Having been a two-time EPL PFA Team of the Year member whilst also winning the PFA Players’ Player of the Year award, it’s not shocking that Bale has taken a step up.
He doesn’t have a set-position because he’s allowed to roam around, which has been a big factor in him becoming a prolific scorer.
If he improves his shots per goal average, he could net 30 league goals next season.
Gareth Bale needs to be careful now his reputation for diving has spread into Europe - Graham Poll bit.ly/VQnOqb— Graham Poll (@MAIL_GPoll) March 8, 2013
1. Daley Blind, LB, Ajax
In the past, Daley Blind’s last name (he’s the son of Ajax legend Danny) shouted out nepotism.
Blind went from nervy footballer to a confident left-back, who was included in the last two Voetbal International Team of the Month.

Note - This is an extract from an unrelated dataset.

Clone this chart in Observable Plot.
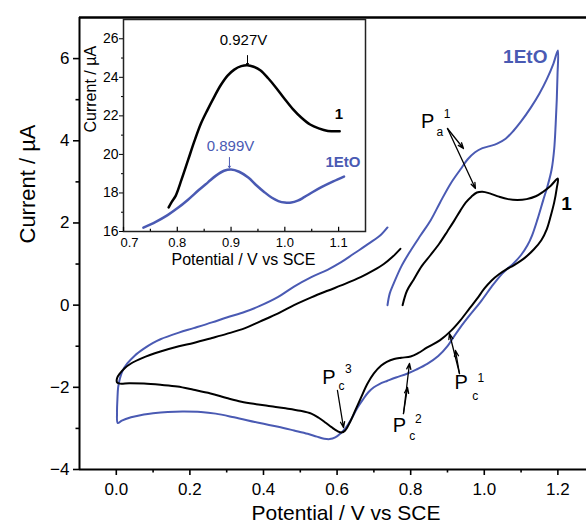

Dutch football writer Mohamed Moallim documented Daley’s improvement (per La Croqueta):
in the past Blind fluctuated between half-decent performances and something bordering unsatisfactory, the confidence ingrained by De Boer—who let's not forget is one of two world class left-backs Dutch football has produced—saw Blind start steadily turning 4/10 into something pushing 7/10. He's kicked on this season. 'The penny finally dropped,' De Boer, pleased with his constant improvement, stated.